— SET TASK —
Leaving out the pictures, retype all the material exactly.

— SUPPLIED DATA —
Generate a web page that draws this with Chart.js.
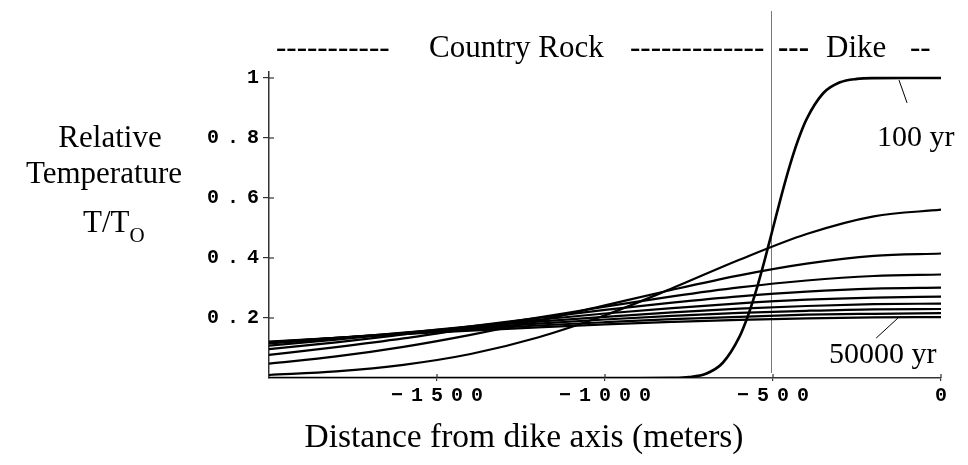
<!DOCTYPE html>
<html><head><meta charset="utf-8">
<script src="https://cdn.jsdelivr.net/npm/chart.js@4.4.0/dist/chart.umd.min.js"></script>
<style>
body{margin:0;background:#fff;}
#wrap{position:relative;width:968px;height:465px;overflow:hidden;background:#fff;}
canvas{position:absolute;left:0;top:0;}
.t{position:absolute;font-family:'Liberation Serif','Times New Roman',serif;font-size:31px;line-height:31px;white-space:nowrap;color:#000;}
.c{transform:translateX(-50%);}
</style></head><body>
<div id="wrap">
<canvas id="c" width="968" height="465"></canvas>
<div class="t c" style="left:110px;top:121px">Relative</div>
<div class="t c" style="left:104px;top:157px">Temperature</div>
<div class="t" style="left:83px;top:206px">T/T<span style="font-size:21px;position:relative;top:10px">O</span></div>
<div class="t" style="left:276px;top:31px">-----------</div>
<div class="t" style="left:429px;top:31px">Country Rock</div>
<div class="t" style="left:630px;top:31px">-------------</div>
<div class="t" style="left:778px;top:31px;font-weight:bold">---</div>
<div class="t" style="left:826px;top:31px">Dike</div>
<div class="t" style="left:910px;top:31px">--</div>
<div class="t" style="left:877px;top:120px;font-size:30px">100 yr</div>
<div class="t" style="left:829px;top:337px;font-size:30px">50000 yr</div>
<div class="t c" style="left:524px;top:420px;font-size:33.5px">Distance from dike axis (meters)</div>
</div>
<script>
// x positions (meters from dike axis)
const xSteep = [-2000,-1000,-900,-800,-750,-700,-650,-600,-575,-550,-525,-500,-475,-450,-425,-400,-350,-300,-250,-200,-100,0];
const xBroad = [-2000,-1800,-1600,-1400,-1200,-1000,-800,-600,-400,-200,0];

// relative temperature
const curve100yr = [0,0,0,0.0005,0.003,0.014,0.050,0.137,0.206,0.292,0.392,0.500,0.608,0.708,0.794,0.863,0.950,0.986,0.997,0.9995,1,1];
const curve2  = [0.010,0.022,0.044,0.080,0.135,0.209,0.299,0.394,0.480,0.539,0.561];
const curve3  = [0.048,0.072,0.104,0.144,0.190,0.242,0.294,0.342,0.381,0.407,0.415];
const curve4  = [0.077,0.103,0.132,0.166,0.201,0.238,0.272,0.302,0.325,0.340,0.345];
const curve5  = [0.096,0.119,0.145,0.172,0.200,0.227,0.251,0.272,0.288,0.298,0.301];
const curve6  = [0.108,0.128,0.150,0.172,0.194,0.215,0.233,0.249,0.261,0.268,0.271];
const curve7  = [0.115,0.132,0.151,0.170,0.188,0.204,0.219,0.231,0.240,0.246,0.248];
const curve8  = [0.118,0.134,0.150,0.166,0.181,0.195,0.207,0.217,0.224,0.229,0.230];
const curve9  = [0.120,0.134,0.148,0.162,0.175,0.186,0.196,0.204,0.211,0.214,0.216];
const curve50000yr = [0.121,0.134,0.146,0.158,0.169,0.179,0.187,0.194,0.199,0.202,0.203];

// ticks
const xTicks = [-1500,-1000,-500,0];
const xTickLabels = ['\u22121500','\u22121000','\u2212500','0'];
const yTicks = [0.2,0.4,0.6,0.8,1];
const yTickLabels = ['0.2','0.4','0.6','0.8','1'];

// annotation anchors (data units)
const dikeBoundary = -506;
const leader100 = [[-125,0.993],[-101,0.917]];
const leader50000 = [[-128,0.200],[-193,0.133]];

const broadSeries = [curve2,curve3,curve4,curve5,curve6,curve7,curve8,curve9,curve50000yr];

const toPts = (xs, ys) => xs.map((x,i)=>({x, y: ys[i]}));
const datasets = [{label:'100 yr', data: toPts(xSteep, curve100yr), borderWidth:2.6}]
  .concat(broadSeries.map((s,i)=>({label: i===broadSeries.length-1 ? '50000 yr' : 'curve '+(i+2), data: toPts(xBroad, s), borderWidth:2.2})));
datasets.forEach(d=>{ d.borderColor='#000'; d.pointRadius=0; d.showLine=true; d.fill=false; d.cubicInterpolationMode='monotone'; });

const SPACING = 8;
const overlay = {
  id:'overlay',
  beforeDraw(chart){ chart.ctx.letterSpacing = SPACING + 'px'; },
  beforeDatasetsDraw(chart){
    const {ctx, scales:{x,y}} = chart;
    ctx.letterSpacing = '0px';
    ctx.save();
    ctx.strokeStyle='#777'; ctx.lineWidth=1;
    const px = Math.round(x.getPixelForValue(dikeBoundary))+0.5;
    ctx.beginPath(); ctx.moveTo(px, 11); ctx.lineTo(px, y.bottom-5); ctx.stroke();
    ctx.restore();
  },
  afterDraw(chart){
    const {ctx, scales:{x,y}} = chart;
    ctx.save();
    ctx.strokeStyle='#333'; ctx.lineWidth=1.2;
    yTicks.forEach(v=>{ const py=y.getPixelForValue(v); ctx.beginPath(); ctx.moveTo(x.left, py); ctx.lineTo(x.left+5, py); ctx.stroke(); });
    xTicks.forEach(v=>{ const px=x.getPixelForValue(v); ctx.beginPath(); ctx.moveTo(px, y.bottom); ctx.lineTo(px, y.bottom-4); ctx.stroke(); });
    ctx.strokeStyle='#000'; ctx.lineWidth=1;
    [leader100, leader50000].forEach(l=>{
      ctx.beginPath();
      ctx.moveTo(x.getPixelForValue(l[0][0]), y.getPixelForValue(l[0][1]));
      ctx.lineTo(x.getPixelForValue(l[1][0]), y.getPixelForValue(l[1][1]));
      ctx.stroke();
    });
    ctx.restore();
  }
};

const tickFont = {family:"'Liberation Mono','Courier New',monospace", size:20, weight:'bold'};
new Chart(document.getElementById('c'), {
  type:'scatter',
  data:{datasets},
  options:{
    responsive:false, animation:false,
    layout:{padding:{top:72,right:27,left:0,bottom:0}},
    plugins:{legend:{display:false}, tooltip:{enabled:false}},
    scales:{
      x:{type:'linear', min:-2000, max:0,
        afterBuildTicks(s){ s.ticks = xTicks.map(v=>({value:v})); },
        afterFit(s){ s.height = 87; },
        ticks:{autoSkip:false, maxRotation:0, minRotation:0, padding:3, color:'#000', font:tickFont,
          labelOffset: SPACING/2,
          callback:(v,i)=>xTickLabels[i]},
        grid:{drawOnChartArea:false, drawTicks:true, tickLength:3, color:'#333', lineWidth:1.2},
        border:{display:true, color:'#333', width:1.5}
      },
      y:{type:'linear', min:0, max:1.02,
        afterBuildTicks(s){ s.ticks = yTicks.map(v=>({value:v})); },
        afterFit(s){ s.width = 269; },
        ticks:{autoSkip:false, padding:4 - SPACING, color:'#000', font:tickFont,
          callback:(v,i)=>yTickLabels[i]},
        grid:{drawOnChartArea:false, drawTicks:true, tickLength:6, color:'#333', lineWidth:1.2},
        border:{display:true, color:'#333', width:1.5}
      }
    }
  },
  plugins:[overlay]
});
</script>
</body></html>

— WRITTEN SOLUTION —
Generate a web page that draws this with Chart.js.
<!DOCTYPE html>
<html><head><meta charset="utf-8">
<script src="https://cdn.jsdelivr.net/npm/chart.js@4.4.0/dist/chart.umd.min.js"></script>
<style>
body{margin:0;background:#fff;}
#wrap{position:relative;width:968px;height:465px;overflow:hidden;background:#fff;}
canvas{position:absolute;left:0;top:0;}
.t{position:absolute;font-family:'Liberation Serif','Times New Roman',serif;font-size:31px;line-height:31px;white-space:nowrap;color:#000;}
.c{transform:translateX(-50%);}
</style></head><body>
<div id="wrap">
<canvas id="c" width="968" height="465"></canvas>
<div class="t c" style="left:110px;top:121px">Relative</div>
<div class="t c" style="left:104px;top:157px">Temperature</div>
<div class="t" style="left:83px;top:206px">T/T<span style="font-size:21px;position:relative;top:10px">O</span></div>
<div class="t" style="left:276px;top:31px">-----------</div>
<div class="t" style="left:429px;top:31px">Country Rock</div>
<div class="t" style="left:630px;top:31px">-------------</div>
<div class="t" style="left:778px;top:31px;font-weight:bold">---</div>
<div class="t" style="left:826px;top:31px">Dike</div>
<div class="t" style="left:910px;top:31px">--</div>
<div class="t" style="left:877px;top:120px;font-size:30px">100 yr</div>
<div class="t" style="left:829px;top:337px;font-size:30px">50000 yr</div>
<div class="t c" style="left:524px;top:420px;font-size:33.5px">Distance from dike axis (meters)</div>
</div>
<script>
// x positions (meters from dike axis)
const xSteep = [-2000,-1000,-900,-800,-750,-700,-650,-600,-575,-550,-525,-500,-475,-450,-425,-400,-350,-300,-250,-200,-100,0];
const xBroad = [-2000,-1800,-1600,-1400,-1200,-1000,-800,-600,-400,-200,0];

// relative temperature
const curve100yr = [0,0,0,0.0005,0.003,0.014,0.050,0.137,0.206,0.292,0.392,0.500,0.608,0.708,0.794,0.863,0.950,0.986,0.997,0.9995,1,1];
const curve2  = [0.010,0.022,0.044,0.080,0.135,0.209,0.299,0.394,0.480,0.539,0.561];
const curve3  = [0.048,0.072,0.104,0.144,0.190,0.242,0.294,0.342,0.381,0.407,0.415];
const curve4  = [0.077,0.103,0.132,0.166,0.201,0.238,0.272,0.302,0.325,0.340,0.345];
const curve5  = [0.096,0.119,0.145,0.172,0.200,0.227,0.251,0.272,0.288,0.298,0.301];
const curve6  = [0.108,0.128,0.150,0.172,0.194,0.215,0.233,0.249,0.261,0.268,0.271];
const curve7  = [0.115,0.132,0.151,0.170,0.188,0.204,0.219,0.231,0.240,0.246,0.248];
const curve8  = [0.118,0.134,0.150,0.166,0.181,0.195,0.207,0.217,0.224,0.229,0.230];
const curve9  = [0.120,0.134,0.148,0.162,0.175,0.186,0.196,0.204,0.211,0.214,0.216];
const curve50000yr = [0.121,0.134,0.146,0.158,0.169,0.179,0.187,0.194,0.199,0.202,0.203];

// ticks
const xTicks = [-1500,-1000,-500,0];
const xTickLabels = ['\u22121500','\u22121000','\u2212500','0'];
const yTicks = [0.2,0.4,0.6,0.8,1];
const yTickLabels = ['0.2','0.4','0.6','0.8','1'];

// annotation anchors (data units)
const dikeBoundary = -506;
const leader100 = [[-125,0.993],[-101,0.917]];
const leader50000 = [[-128,0.200],[-193,0.133]];

const broadSeries = [curve2,curve3,curve4,curve5,curve6,curve7,curve8,curve9,curve50000yr];

const toPts = (xs, ys) => xs.map((x,i)=>({x, y: ys[i]}));
const datasets = [{label:'100 yr', data: toPts(xSteep, curve100yr), borderWidth:2.6}]
  .concat(broadSeries.map((s,i)=>({label: i===broadSeries.length-1 ? '50000 yr' : 'curve '+(i+2), data: toPts(xBroad, s), borderWidth:2.2})));
datasets.forEach(d=>{ d.borderColor='#000'; d.pointRadius=0; d.showLine=true; d.fill=false; d.cubicInterpolationMode='monotone'; });

const SPACING = 8;
const overlay = {
  id:'overlay',
  beforeDraw(chart){ chart.ctx.letterSpacing = SPACING + 'px'; },
  beforeDatasetsDraw(chart){
    const {ctx, scales:{x,y}} = chart;
    ctx.letterSpacing = '0px';
    ctx.save();
    ctx.strokeStyle='#777'; ctx.lineWidth=1;
    const px = Math.round(x.getPixelForValue(dikeBoundary))+0.5;
    ctx.beginPath(); ctx.moveTo(px, 11); ctx.lineTo(px, y.bottom-5); ctx.stroke();
    ctx.restore();
  },
  afterDraw(chart){
    const {ctx, scales:{x,y}} = chart;
    ctx.save();
    ctx.strokeStyle='#333'; ctx.lineWidth=1.2;
    yTicks.forEach(v=>{ const py=y.getPixelForValue(v); ctx.beginPath(); ctx.moveTo(x.left, py); ctx.lineTo(x.left+5, py); ctx.stroke(); });
    xTicks.forEach(v=>{ const px=x.getPixelForValue(v); ctx.beginPath(); ctx.moveTo(px, y.bottom); ctx.lineTo(px, y.bottom-4); ctx.stroke(); });
    ctx.strokeStyle='#000'; ctx.lineWidth=1;
    [leader100, leader50000].forEach(l=>{
      ctx.beginPath();
      ctx.moveTo(x.getPixelForValue(l[0][0]), y.getPixelForValue(l[0][1]));
      ctx.lineTo(x.getPixelForValue(l[1][0]), y.getPixelForValue(l[1][1]));
      ctx.stroke();
    });
    ctx.restore();
  }
};

const tickFont = {family:"'Liberation Mono','Courier New',monospace", size:20, weight:'bold'};
new Chart(document.getElementById('c'), {
  type:'scatter',
  data:{datasets},
  options:{
    responsive:false, animation:false,
    layout:{padding:{top:72,right:27,left:0,bottom:0}},
    plugins:{legend:{display:false}, tooltip:{enabled:false}},
    scales:{
      x:{type:'linear', min:-2000, max:0,
        afterBuildTicks(s){ s.ticks = xTicks.map(v=>({value:v})); },
        afterFit(s){ s.height = 87; },
        ticks:{autoSkip:false, maxRotation:0, minRotation:0, padding:3, color:'#000', font:tickFont,
          labelOffset: SPACING/2,
          callback:(v,i)=>xTickLabels[i]},
        grid:{drawOnChartArea:false, drawTicks:true, tickLength:3, color:'#333', lineWidth:1.2},
        border:{display:true, color:'#333', width:1.5}
      },
      y:{type:'linear', min:0, max:1.02,
        afterBuildTicks(s){ s.ticks = yTicks.map(v=>({value:v})); },
        afterFit(s){ s.width = 269; },
        ticks:{autoSkip:false, padding:4 - SPACING, color:'#000', font:tickFont,
          callback:(v,i)=>yTickLabels[i]},
        grid:{drawOnChartArea:false, drawTicks:true, tickLength:6, color:'#333', lineWidth:1.2},
        border:{display:true, color:'#333', width:1.5}
      }
    }
  },
  plugins:[overlay]
});
</script>
</body></html>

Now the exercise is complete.